How long have The Strokes been announcing their return to music for? I swear its been well over a year since they first announced their reformation and return to the music scene, and only in recent months have we received any new material from them. The New Abnormal is their latest album, their first new material in seven long years. After a trickle of underwhelming singles, my confidence and expectations were all but shattered for the return of the guys that once brought us the great Is This It debut album.

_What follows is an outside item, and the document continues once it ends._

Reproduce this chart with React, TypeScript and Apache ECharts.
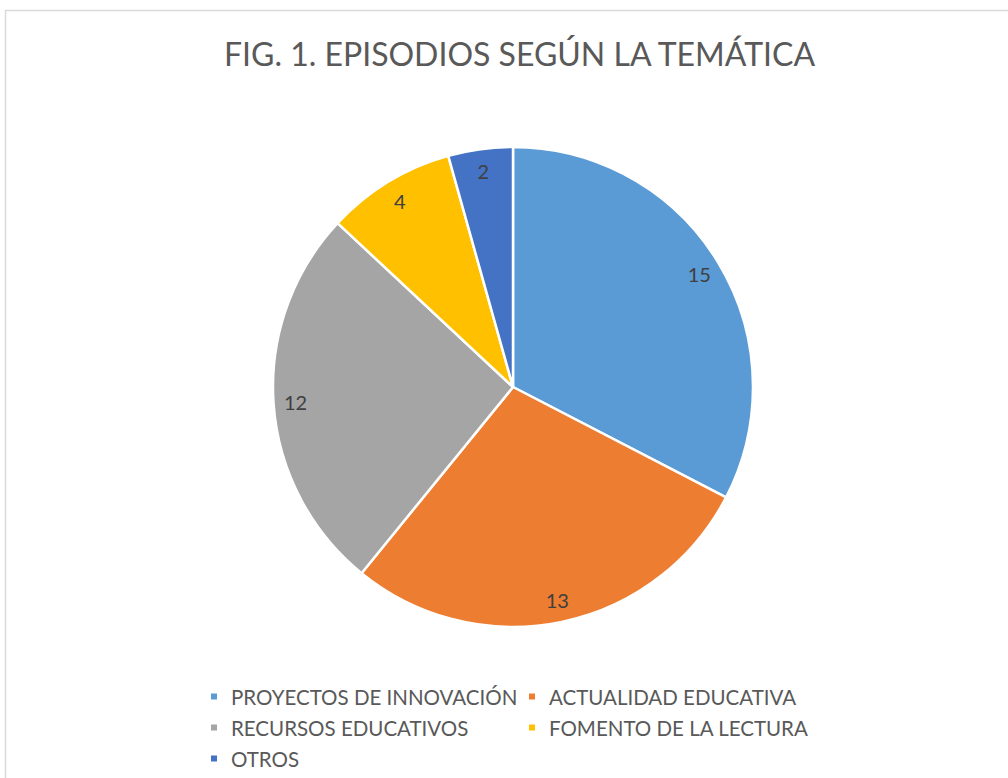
import React, { useEffect, useRef } from "react";
import * as echarts from "echarts";

const categories = [
  "PROYECTOS DE INNOVACIÓN",
  "ACTUALIDAD EDUCATIVA",
  "RECURSOS EDUCATIVOS",
  "FOMENTO DE LA LECTURA",
  "OTROS",
];
const values = [15, 13, 12, 4, 2];
const colors = ["#5B9BD5", "#ED7D31", "#A5A5A5", "#FFC000", "#4472C4"];
const titleText = "FIG. 1. EPISODIOS SEGÚN LA TEMÁTICA";
const legendLeftCol = [categories[0], categories[2], categories[4]];
const legendRightCol = [categories[1], categories[3]];

export default function App() {
  const ref = useRef<HTMLDivElement>(null);
  useEffect(() => {
    if (!ref.current) return;
    const chart = echarts.init(ref.current, null, { renderer: "svg" });
    const data = categories.map((name, i) => ({
      name,
      value: values[i],
      itemStyle: { color: colors[i] },
    }));
    const font = "Lato, 'Open Sans', sans-serif";
    const legendCommon = {
      orient: "vertical" as const,
      icon: "rect",
      itemWidth: 8,
      itemHeight: 8,
      itemGap: 10,
      textStyle: {
        fontFamily: font,
        fontSize: 20.5,
        color: "#595959",
        padding: [0, 0, 0, 8],
        lineHeight: 20,
      },
      selectedMode: false,
    };
    chart.setOption({
      animation: false,
      backgroundColor: "#ffffff",
      title: {
        text: titleText,
        left: 219,
        top: 32,
        textStyle: {
          fontFamily: font,
          fontSize: 32,
          fontWeight: "normal",
          color: "#595959",
        },
      },
      legend: [
        { ...legendCommon, data: legendLeftCol, left: 204, top: 681 },
        { ...legendCommon, data: legendRightCol, left: 522, top: 681 },
      ],
      graphic: [
        {
          type: "rect",
          shape: { x: 5.5, y: 10.5, width: 1010, height: 780 },
          style: { fill: "none", stroke: "#d9d9d9", lineWidth: 1.5 },
          silent: true,
        },
      ],
      series: [
        {
          type: "pie",
          center: [513, 387],
          radius: [0, 240],
          startAngle: 90,
          clockwise: true,
          data,
          label: { show: false },
          labelLine: { show: false },
          itemStyle: { borderColor: "#ffffff", borderWidth: 2.5 },
          emphasis: { disabled: true },
        },
        {
          type: "pie",
          center: [513, 387],
          radius: [190, 240],
          startAngle: 90,
          clockwise: true,
          silent: true,
          data: categories.map((name, i) => ({
            name,
            value: values[i],
            itemStyle: { color: "rgba(0,0,0,0)" },
          })),
          label: {
            show: true,
            position: "inside",
            formatter: "{c}",
            fontFamily: font,
            fontSize: 20,
            color: "#404040",
          },
          labelLine: { show: false },
          itemStyle: { borderWidth: 0 },
          emphasis: { disabled: true },
        },
      ],
    });
    return () => chart.dispose();
  }, []);
  return (
    <div
      ref={ref}
      style={{ position: "absolute", left: 0, top: 0, width: 1008, height: 778 }}
    />
  );
}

Riding the underwhelming train all the way into their opening song, The Adults Are Talking, The Strokes had me truly worried as to whether or not The New Abnormal would even be worth the listen. It was never going to be perfect, especially with the singles clogging up two of only nine songs on the album. Thankfully, what surrounds this underwhelming open and misfired singles is nothing short of great. Sandwiched between miserably boring and generic indie tunes comes Selfless and Brooklyn Bridge to Chorus, both heavily relying on the supremely enjoyable return to form Casablancas’ voice has found.
Neither single has improved upon a second listen, not even in terms of how they orchestrate the album. Neither song is all that interesting, and they overstay their welcome by around five minutes collectively. Bad Decisions in particular sounds like a song that’ll be stapled to coming of age films twelve years down the line. A real earworm, but not in an interesting or engaging way, simply mediocre with a standard guitar riff and some painfully generic storytelling to its lyrics.
It’s hard not to engage/to engage with the rest of the material on offer though. The Strokes have moved further and further away from their initial image as a soft rock sound and entered into the terrain of synth-pop, indie tones. A mixture of The 1975 and Tame Impala can be found on their track Eternal Summer, and that’s not a favourable compliment. What made The Strokes so engaging to listen to is lost entirely to some generic sounding staples and an uninvitingly cold palette of generic song topics. Again, a catchy earworm with little more than a palatable first listen.
At the Door is still an absolute slog to get through, the inability to cut it down to a decent, listenable couple of minutes leads to an overbearing presence of trying hard to bring an artistic merit to the song. It’s not possible, with those few synth notes and the pretentious echoes of meaningless lyrics dragging The Strokes kicking and screaming away from their usual territory and into garbage that is oversaturated by countless other artists that have been doing it a lot longer and a lot better than they can.
Not entirely the return I had in mind for a band that floundered their way through twenty years of musical history, but it certainly could’ve been worse. There’s still talent hidden among the vacuous guitar riffs and attempt at reviving the post-punk scene. It doesn’t come across as smart as they believe it to be, but The New Abnormal will be a strong contender between hardcore fans of modern indie pop songs. The New Abnormal is really just an attempt at heaving the old normal into existence once more, with drastically mixed results.